しかし、そもそも、教員が「学校における教育活動により生ずるおそれのある危険から児童を保護する義務を負う」のは、子どもの学習権(憲法23条)を保障するためである。子供が安心安全な環境下で学習することができる権利に対応する義務として、教員には児童を危険から保護する義務がある。子どもの学習権の充足が目的であり、そのための手段として教員の義務があると言い換えることもできよう。そうであれば、子どもが安心安全な環境下で学習するという目的の達成を度外視して、そのための努力さえしていればそれで事足りるという解釈の合理性は相当に疑わしいと言わざるを得ない。
これに対して東京高裁は、加害者に対して謝罪を促すだけではなく心から謝罪させることを重視し、繰り返し言い聞かせるだけではなく指導が功を奏しているかどうかを問題としている。また、東京高裁の判決文の中には、担任が、加害児童の暴力等について特別支援部会において報告し他の教員から指導を受けていたと述べる点について、「具体的にどのような指導を受けていたのかは明確でなく…有意義な検討が行われていたとは認め難い」とのくだりもある。いじめを解消するために具体的に何を行ったのかという点にこだわる東京高裁の姿勢は、子どもの学習権を保障することを目的としているという、教員の義務の本質に沿った正当な解釈姿勢であると評価することができる。
(2) いじめ防止対策推進法23条の適用
今回の東京高裁判決については、いじめ防止対策推進法を具体的事件において参照しているというについても特筆しておかなければならない。教員が児童生徒を保護する義務は、従前は「在学関係に付随する信義則上の義務」といった理解がされてきた。例えば、富山地裁平成13年9月5日判決は、「公立中学校の設置者は、就学校指定によって生徒が在籍することにより、未成年者である生徒及びその親権者に対し、教育目的に必要な施設や設備を提供するとともに、教師に所定の課程の教育を行わせる義務を負うこととなる。

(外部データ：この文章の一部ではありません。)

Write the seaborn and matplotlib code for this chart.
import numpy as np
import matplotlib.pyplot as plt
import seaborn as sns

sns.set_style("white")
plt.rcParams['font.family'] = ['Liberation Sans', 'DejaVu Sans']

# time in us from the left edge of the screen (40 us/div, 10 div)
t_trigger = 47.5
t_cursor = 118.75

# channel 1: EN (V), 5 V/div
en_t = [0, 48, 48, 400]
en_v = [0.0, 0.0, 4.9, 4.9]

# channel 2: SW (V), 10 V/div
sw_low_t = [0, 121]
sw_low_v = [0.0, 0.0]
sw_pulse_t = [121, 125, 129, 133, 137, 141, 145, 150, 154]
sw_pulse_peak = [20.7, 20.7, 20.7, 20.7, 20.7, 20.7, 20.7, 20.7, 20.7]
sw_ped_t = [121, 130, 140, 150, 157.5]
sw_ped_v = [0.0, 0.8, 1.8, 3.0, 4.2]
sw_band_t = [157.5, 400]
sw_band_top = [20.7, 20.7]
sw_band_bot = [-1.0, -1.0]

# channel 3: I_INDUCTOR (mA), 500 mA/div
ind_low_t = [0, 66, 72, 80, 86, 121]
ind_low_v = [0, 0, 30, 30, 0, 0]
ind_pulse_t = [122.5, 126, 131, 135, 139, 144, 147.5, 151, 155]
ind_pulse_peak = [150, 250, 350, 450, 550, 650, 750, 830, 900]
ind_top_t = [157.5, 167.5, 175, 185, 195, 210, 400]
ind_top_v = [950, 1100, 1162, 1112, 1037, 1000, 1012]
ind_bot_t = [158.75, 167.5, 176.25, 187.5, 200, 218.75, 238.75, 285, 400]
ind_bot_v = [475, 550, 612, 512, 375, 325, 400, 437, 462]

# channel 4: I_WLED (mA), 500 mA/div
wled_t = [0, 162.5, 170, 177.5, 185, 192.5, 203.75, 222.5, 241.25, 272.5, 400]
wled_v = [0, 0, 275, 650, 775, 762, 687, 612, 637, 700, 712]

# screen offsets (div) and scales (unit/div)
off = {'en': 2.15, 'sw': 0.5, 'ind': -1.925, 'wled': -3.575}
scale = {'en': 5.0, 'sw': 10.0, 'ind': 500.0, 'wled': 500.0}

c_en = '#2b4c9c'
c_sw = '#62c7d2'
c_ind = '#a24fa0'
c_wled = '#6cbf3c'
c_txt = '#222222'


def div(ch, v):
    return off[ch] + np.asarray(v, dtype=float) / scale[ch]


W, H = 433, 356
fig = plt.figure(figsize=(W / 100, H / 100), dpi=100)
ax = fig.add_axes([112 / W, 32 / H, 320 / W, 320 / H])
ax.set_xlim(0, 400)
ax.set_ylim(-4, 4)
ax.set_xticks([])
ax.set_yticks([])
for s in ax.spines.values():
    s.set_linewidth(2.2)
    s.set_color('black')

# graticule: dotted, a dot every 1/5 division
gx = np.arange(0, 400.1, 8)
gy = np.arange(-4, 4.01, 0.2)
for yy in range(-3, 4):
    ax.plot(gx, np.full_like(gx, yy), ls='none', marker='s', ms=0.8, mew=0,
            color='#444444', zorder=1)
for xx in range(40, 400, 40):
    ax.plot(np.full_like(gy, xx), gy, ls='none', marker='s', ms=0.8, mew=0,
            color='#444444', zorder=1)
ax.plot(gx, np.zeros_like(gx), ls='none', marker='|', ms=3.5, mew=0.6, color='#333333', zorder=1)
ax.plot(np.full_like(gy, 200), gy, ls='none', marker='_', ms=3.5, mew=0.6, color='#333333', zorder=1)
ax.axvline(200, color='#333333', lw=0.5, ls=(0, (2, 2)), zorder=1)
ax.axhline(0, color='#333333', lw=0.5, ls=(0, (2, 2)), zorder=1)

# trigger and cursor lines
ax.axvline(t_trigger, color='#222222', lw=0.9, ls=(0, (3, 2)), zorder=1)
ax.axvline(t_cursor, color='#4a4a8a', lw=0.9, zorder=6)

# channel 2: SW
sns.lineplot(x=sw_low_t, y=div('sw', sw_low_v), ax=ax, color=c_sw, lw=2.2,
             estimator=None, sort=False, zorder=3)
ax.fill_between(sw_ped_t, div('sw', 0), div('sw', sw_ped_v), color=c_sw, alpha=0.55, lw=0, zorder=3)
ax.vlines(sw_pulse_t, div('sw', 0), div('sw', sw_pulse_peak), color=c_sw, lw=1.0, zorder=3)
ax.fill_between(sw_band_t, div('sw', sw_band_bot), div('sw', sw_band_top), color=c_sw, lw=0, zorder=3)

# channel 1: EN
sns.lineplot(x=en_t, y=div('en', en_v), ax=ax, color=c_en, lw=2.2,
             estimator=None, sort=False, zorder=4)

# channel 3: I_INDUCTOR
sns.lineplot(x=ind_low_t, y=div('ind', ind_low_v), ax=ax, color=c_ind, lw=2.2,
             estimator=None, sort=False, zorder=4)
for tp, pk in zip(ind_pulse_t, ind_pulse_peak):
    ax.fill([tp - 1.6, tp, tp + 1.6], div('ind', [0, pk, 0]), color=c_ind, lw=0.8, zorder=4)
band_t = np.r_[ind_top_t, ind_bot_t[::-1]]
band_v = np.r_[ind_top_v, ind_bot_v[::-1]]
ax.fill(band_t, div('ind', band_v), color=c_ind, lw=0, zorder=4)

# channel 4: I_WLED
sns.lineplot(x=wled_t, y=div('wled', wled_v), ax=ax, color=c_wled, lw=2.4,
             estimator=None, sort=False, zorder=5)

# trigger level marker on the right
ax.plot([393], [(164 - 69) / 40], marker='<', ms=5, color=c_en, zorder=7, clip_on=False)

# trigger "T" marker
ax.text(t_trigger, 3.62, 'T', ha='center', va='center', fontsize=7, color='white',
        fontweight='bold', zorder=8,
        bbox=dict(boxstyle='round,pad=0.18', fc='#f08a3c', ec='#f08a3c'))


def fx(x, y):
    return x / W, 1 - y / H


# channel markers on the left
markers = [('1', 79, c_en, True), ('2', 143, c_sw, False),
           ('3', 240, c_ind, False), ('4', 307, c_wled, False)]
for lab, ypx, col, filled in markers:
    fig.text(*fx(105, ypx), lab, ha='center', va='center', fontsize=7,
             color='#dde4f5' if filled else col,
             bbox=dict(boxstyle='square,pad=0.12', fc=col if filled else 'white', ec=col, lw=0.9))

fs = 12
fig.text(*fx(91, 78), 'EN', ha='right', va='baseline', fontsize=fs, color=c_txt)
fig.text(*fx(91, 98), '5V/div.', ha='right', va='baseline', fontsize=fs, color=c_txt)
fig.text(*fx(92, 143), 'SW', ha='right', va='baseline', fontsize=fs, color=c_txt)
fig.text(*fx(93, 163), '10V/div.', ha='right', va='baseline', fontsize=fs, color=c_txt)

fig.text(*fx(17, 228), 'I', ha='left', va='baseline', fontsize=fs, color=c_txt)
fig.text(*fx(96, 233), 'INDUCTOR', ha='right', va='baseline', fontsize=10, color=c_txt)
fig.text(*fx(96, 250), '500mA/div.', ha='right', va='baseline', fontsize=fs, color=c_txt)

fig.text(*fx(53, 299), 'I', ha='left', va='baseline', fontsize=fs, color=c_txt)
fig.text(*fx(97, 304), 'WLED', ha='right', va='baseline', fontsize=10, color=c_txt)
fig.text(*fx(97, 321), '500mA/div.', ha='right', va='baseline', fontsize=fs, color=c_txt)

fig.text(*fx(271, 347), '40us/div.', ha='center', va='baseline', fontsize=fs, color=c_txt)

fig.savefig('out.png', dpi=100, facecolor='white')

そして、このような法的関係(公立中学校における在学関係)に付随して、信義則に基づき、同校の設置者は、学校における教育活動及びこれに密接に関連する生活関係における生徒の安全に配慮すべき義務があり、特に他の生徒の行為により、生徒の生命、身体、精神等に重大な影響を及ぼすおそれが現に存在するような場合には、そのような悪影響ないし危害の発生を未然に防止するため、事態に応じた適切な措置を講じる義務がある」と述べる。

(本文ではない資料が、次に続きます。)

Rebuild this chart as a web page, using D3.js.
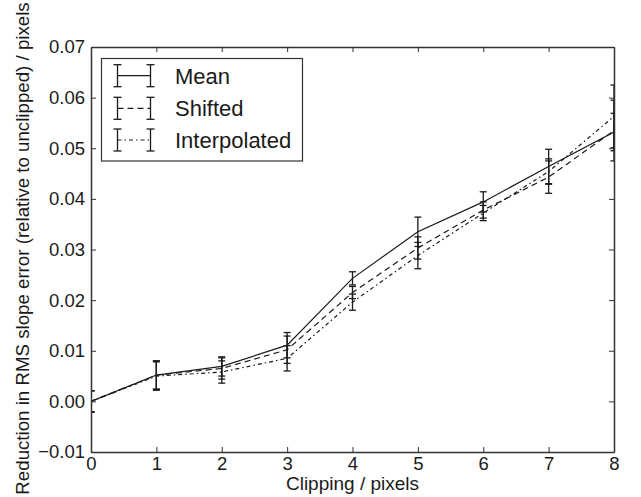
<!DOCTYPE html>
<html>
<head>
<meta charset="utf-8">
<script src="https://cdn.jsdelivr.net/npm/d3@7"></script>
<style>
  body { margin: 0; background: #fff; }
  text { font-family: "Liberation Sans", Arial, Helvetica, sans-serif; fill: #1a1a1a; }
</style>
</head>
<body>
<div id="chart"></div>
<script>
// Data
const clipping = [0, 1, 2, 3, 4, 5, 6, 7, 8];
const meanVals = [0, 0.0052, 0.0069, 0.0111, 0.0243, 0.0335, 0.0394, 0.0464, 0.0532];
const meanErr = [0.0021, 0.0028, 0.0019, 0.0025, 0.0013, 0.0029, 0.0020, 0.0034, 0.0037];
const shiftedVals = [0, 0.0052, 0.0065, 0.0102, 0.0215, 0.0303, 0.0378, 0.0443, 0.0535];
const shiftedErr = [0.0021, 0.0028, 0.0021, 0.0027, 0.0012, 0.0022, 0.0016, 0.0032, 0.0060];
const interpVals = [0, 0.0050, 0.0058, 0.0085, 0.0196, 0.0288, 0.0372, 0.0454, 0.0563];
const interpErr = [0.0021, 0.0028, 0.0022, 0.0025, 0.0016, 0.0026, 0.0015, 0.0025, 0.0062];
const seriesNames = ['Mean', 'Shifted', 'Interpolated'];
const xTicks = [0, 1, 2, 3, 4, 5, 6, 7, 8];
const yTicks = [-0.01, 0, 0.01, 0.02, 0.03, 0.04, 0.05, 0.06, 0.07];

const width = 641, height = 497;
const margin = { top: 47, right: 27, bottom: 45, left: 91 };
const innerW = width - margin.left - margin.right;
const innerH = height - margin.top - margin.bottom;

const dashes = ['none', '6,4', '4,3,1.5,3'];
const series = [
  { name: seriesNames[0], vals: meanVals, err: meanErr, dash: dashes[0] },
  { name: seriesNames[1], vals: shiftedVals, err: shiftedErr, dash: dashes[1] },
  { name: seriesNames[2], vals: interpVals, err: interpErr, dash: dashes[2] }
];

const svg = d3.select('#chart').append('svg')
  .attr('width', width)
  .attr('height', height);

const g = svg.append('g')
  .attr('transform', `translate(${margin.left},${margin.top})`);

const x = d3.scaleLinear().domain([0, 8]).range([0, innerW]);
const y = d3.scaleLinear().domain([-0.01, 0.07]).range([innerH, 0]);

// clip data to the axes box
svg.append('defs').append('clipPath').attr('id', 'plotClip')
  .append('rect').attr('width', innerW).attr('height', innerH);

const plot = g.append('g').attr('clip-path', 'url(#plotClip)');

const line = d3.line()
  .x((d, i) => x(clipping[i]))
  .y(d => y(d));

series.forEach(s => {
  plot.append('path')
    .datum(s.vals)
    .attr('d', line)
    .attr('fill', 'none')
    .attr('stroke', '#1a1a1a')
    .attr('stroke-width', 1.2)
    .attr('stroke-dasharray', s.dash);

  // error bars
  const capW = 3.5;
  const eb = plot.append('g').attr('stroke', '#1a1a1a').attr('stroke-width', 1.3);
  s.vals.forEach((v, i) => {
    const cx = x(clipping[i]);
    const top = y(v + s.err[i]);
    const bot = y(v - s.err[i]);
    eb.append('line').attr('x1', cx).attr('x2', cx).attr('y1', top).attr('y2', bot);
    eb.append('line').attr('x1', cx - capW).attr('x2', cx + capW).attr('y1', top).attr('y2', top);
    eb.append('line').attr('x1', cx - capW).attr('x2', cx + capW).attr('y1', bot).attr('y2', bot);
  });
});

// axes, ticks pointing inward on all four sides
const fmt = d3.format('.2f');
const axisColor = '#333';

const gx = g.append('g').attr('transform', `translate(0,${innerH})`)
  .call(d3.axisBottom(x).tickValues(xTicks).tickFormat(d3.format('d'))
    .tickSizeInner(-5).tickSizeOuter(0).tickPadding(5));
const gy = g.append('g')
  .call(d3.axisLeft(y).tickValues(yTicks).tickFormat(fmt)
    .tickSizeInner(-5).tickSizeOuter(0).tickPadding(6));
const gt = g.append('g')
  .call(d3.axisTop(x).tickValues(xTicks).tickFormat('')
    .tickSizeInner(-5).tickSizeOuter(0));
const gr = g.append('g').attr('transform', `translate(${innerW},0)`)
  .call(d3.axisRight(y).tickValues(yTicks).tickFormat('')
    .tickSizeInner(-5).tickSizeOuter(0));

[gx, gy, gt, gr].forEach(a => {
  a.selectAll('path.domain').attr('stroke', axisColor).attr('stroke-width', 1.5);
  a.selectAll('.tick line').attr('stroke', axisColor).attr('stroke-width', 1);
  a.selectAll('.tick text')
    .style('font-size', '18.5px')
    .style('font-family', '"Liberation Sans", Arial, sans-serif')
    .attr('fill', '#1a1a1a');
});

// axis titles
svg.append('text')
  .attr('x', margin.left + innerW / 2)
  .attr('y', 490)
  .attr('text-anchor', 'middle')
  .style('font-size', '19px')
  .text('Clipping / pixels');

svg.append('text')
  .attr('transform', 'translate(29,248.5) rotate(-90)')
  .attr('text-anchor', 'middle')
  .style('font-size', '18.7px')
  .text('Reduction in RMS slope error (relative to unclipped) / pixels');

// legend
const legend = svg.append('g').attr('transform', 'translate(101.5,58.5)');
legend.append('rect')
  .attr('width', 201)
  .attr('height', 102.5)
  .attr('fill', '#fff')
  .attr('stroke', axisColor)
  .attr('stroke-width', 1.2);

const rowY = [17.2, 49.8, 81.5];
series.forEach((s, i) => {
  const row = legend.append('g').attr('transform', `translate(0,${rowY[i]})`);
  const x0 = 16, x1 = 49, h = 11, cw = 4;
  row.append('line').attr('x1', x0).attr('x2', x1).attr('y1', 0).attr('y2', 0)
    .attr('stroke', '#1a1a1a').attr('stroke-width', 1.2)
    .attr('stroke-dasharray', s.dash);
  [x0, x1].forEach(bx => {
    row.append('line').attr('x1', bx).attr('x2', bx).attr('y1', -h).attr('y2', h)
      .attr('stroke', '#1a1a1a').attr('stroke-width', 1.3);
    row.append('line').attr('x1', bx - cw).attr('x2', bx + cw).attr('y1', -h).attr('y2', -h)
      .attr('stroke', '#1a1a1a').attr('stroke-width', 1.3);
    row.append('line').attr('x1', bx - cw).attr('x2', bx + cw).attr('y1', h).attr('y2', h)
      .attr('stroke', '#1a1a1a').attr('stroke-width', 1.3);
  });
  row.append('text')
    .attr('x', 73.5)
    .attr('dy', '0.36em')
    .style('font-size', '22px')
    .text(s.name);
});
</script>
</body>
</html>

しかし、平成25年9月28日から施行されているいじめ防止対策推進法は、その23条1項において、「学校の教職員(中略)は、児童等からいじめに係る相談を受けた場合において、いじめの事実があると思われるときは、(中略)適切な措置をとるものとする」と規定し、同条2項以下において、事実確認義務(2項)、いじめをやめさせる義務、いじめの再発を防止する義務、被害児童及びその保護者に対する支援義務、加害児童に対する指導義務、加害児童の保護者に対する助言義務(以上3項)、被害児童が安心して教育を受けられるようにする義務(4項)、被害児童及び加害児童の保護者といじめに関する情報を共有する義務(5項)を定める。これらは、従前、「在学関係に付随する信義則上の義務」とされていた義務に明文の根拠を与えるものである。言い換えれば、従前「信義則上の義務」とされていたものを「明文上の義務」とするものであり、我が国いじめ法制度上の大きなパラダイムシフトをもたらすものである。

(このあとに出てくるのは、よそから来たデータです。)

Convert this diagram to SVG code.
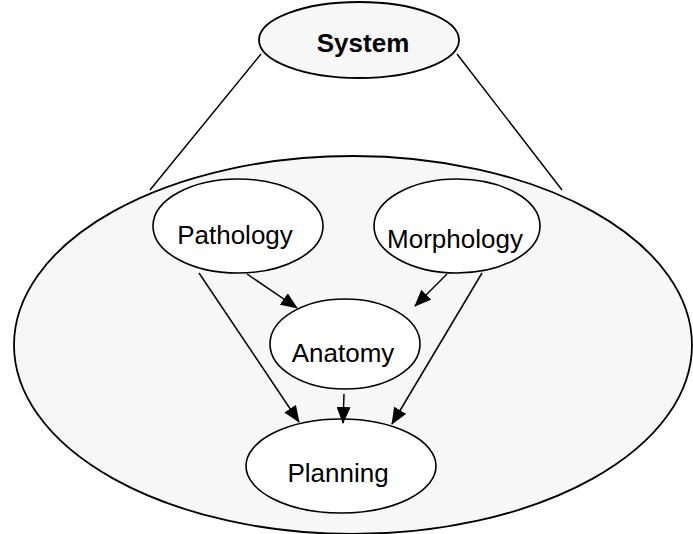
<svg xmlns="http://www.w3.org/2000/svg" width="693" height="534" viewBox="0 0 693 534">
<style>
.n{fill:#fff;stroke:#000;stroke-width:1.6}
.g{fill:#f7f7f7;stroke:#000;stroke-width:1.8}
.t{font-family:"Liberation Sans",Arial,sans-serif;font-size:26px;text-anchor:middle;fill:#000}
.c line{stroke:#000;stroke-width:1.5}
.a line{marker-end:url(#ah)}
</style>
<defs>
<marker id="ah" markerWidth="17" markerHeight="14" refX="16" refY="7" orient="auto" markerUnits="userSpaceOnUse">
<path d="M0,0 L17,7 L0,14 Z" fill="#000"/>
</marker>
</defs>
<rect width="693" height="534" fill="#fff"/>
<g id="system">
<ellipse class="g" cx="359" cy="40" rx="100" ry="38"/>
<text class="t" x="363" y="52" font-weight="bold">System</text>
</g>
<g id="context-lines" class="c">
<line x1="261" y1="54" x2="150" y2="190"/>
<line x1="457" y1="54" x2="562" y2="190"/>
</g>
<g id="domain">
<ellipse class="g" cx="353" cy="345" rx="339" ry="189"/>
</g>
<g id="pathology">
<ellipse class="n" cx="238" cy="226" rx="85" ry="47"/>
<text class="t" x="235" y="244">Pathology</text>
</g>
<g id="morphology">
<ellipse class="n" cx="457" cy="226" rx="83" ry="47"/>
<text class="t" x="455" y="248">Morphology</text>
</g>
<g id="anatomy">
<ellipse class="n" cx="345" cy="344" rx="75" ry="45"/>
<text class="t" x="343" y="362">Anatomy</text>
</g>
<g id="planning">
<ellipse class="n" cx="341" cy="466" rx="95" ry="47"/>
<text class="t" x="338" y="482">Planning</text>
</g>
<g id="connectors" class="c a">
<line x1="247" y1="274" x2="297" y2="308"/>
<line x1="447" y1="274" x2="415" y2="306"/>
<line x1="199" y1="273" x2="299" y2="422"/>
<line x1="482" y1="273" x2="392" y2="424"/>
<line x1="344" y1="394" x2="343" y2="423"/>
</g>
</svg>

ところが、残念ながら我が国の一審裁判所の多くは、同条にほとんど意を払うことをしてこなかった。千葉地裁もその例に漏れず、判決書には関係法令の定めが別紙として添付されているが、そこにはいじめ防止対策推進法2条、25条、26条が記載されている一方で、23条は挙げられていない。これに対して東京高裁は、別紙に同法23条を書き加えた上で、同条を参照しつつ、担任らは、ある程度の裁量の余地があるとしても、加害児童に対して「さらに強く指導する」、加害児童の保護者に対して「家庭での指導を促す」、加害児童と被害児童とが「接触しないようにする」、被害児童の訴えを真摯に聴いて「精神的に支える」、他の児童に対して「(被害児童を)支援するように仕向ける」などの措置をとるべきであったがこれらの義務を怠ったといわざるを得ないと判断した。
教員が履行するべき具体的な義務をいじめ防止対策推進法23条を参照することによって導いたものと言うことができるが、筆者の知る限り、同条を参照することで具体的な義務を導き、その義務違反を認定したのは本東京高裁判決が最初であり、その意味で画期的なリーディングケースであると位置付けることができる。本件はいじめ防止対策推進法施行以前の事案であることから参照にとどまったものと思われるが、今後は、同法施行以後の事案における判例の蓄積が進むものと期待される。
※本文中の判決引用部分において固有名詞を「加害児童」「被害児童」等の一般名詞に置き換えている点がある。